The global Oil Market has become stretched to a point where only a few oil producers are giving their best to replace Russia’s heavy supply that was banned by the United States and shunned by others.
However, there seems to be a glimmer of hope for the world as the United Arab Emirates has suggested that it may be coming to the rescue.
According to Yousef Al Otaiba, the UAE’s ambassador to Washington, the UAE wants to increase oil production and will encourage the Organization of the Petroleum Exporting Countries (OPEC) coalition to ramp up the supply of crude.
Yousef disclosed this to CNN in a statement on Wednesday, 9th March.
Investors King recalls that at the ongoing CERAWeek, OPEC Secretary-General, Mohammed Sanusi Barkindo, had declared that it was impossible for OPEC to replace Russia’s 7 million barrels of oil per day.
However, following Otaiba’s statement from Washington, oil prices are said to have dropped a little – with US oil falling 12% to less than $109 a barrel.

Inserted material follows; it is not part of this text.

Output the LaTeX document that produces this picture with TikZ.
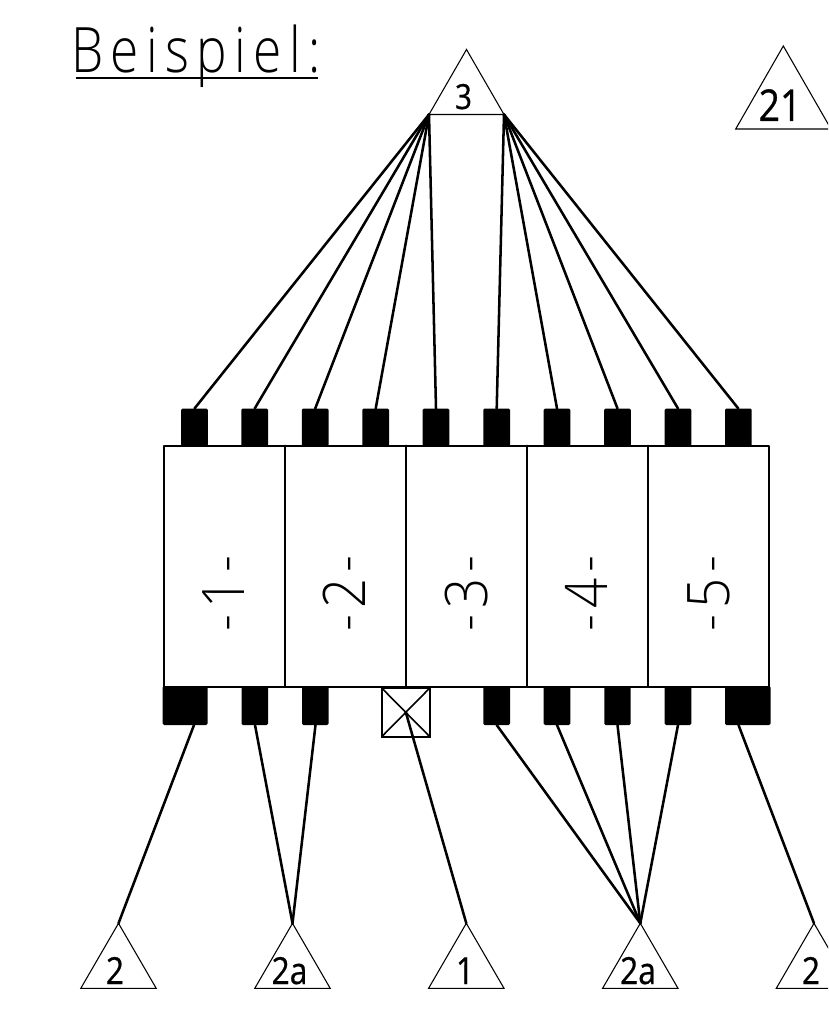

Brent crude, the global benchmark, fell 13% to $111 a barrel. This also marked one of the steepest one-day decline in nearly two years.
With this feat alone, if the UAE is able to convince partners to turn on the taps of their crude, it would mark a turnaround for the syndicate and the rising price of oil globally.
This request also comes on the heels of a meeting last week with allied oil producers — a group known as OPEC+ — where they agreed to stick with a plan of gradually adding oil to the market, defying pressure from developed economies to do more to ease prices. The OPEC+ had described the oil markets as well-balanced even though oil prices have shot up in the past weeks.
However, last Wednesday, OPEC+ revealed in a statement that it would increase output by 400,000 barrels per day — a small fraction of Russia’s 10 million barrels per day crude oil production – but in April.
Following a number of sanctions on Russia with the most recent one being on its oil exports, the prices of oil and gas products gave surged to alarming rates and it’s influencing geopolitical tension globally. Experts project that Brent crude futures may surge to $240 a barrel if Western countries impose wider sanctions on Russian oil exports.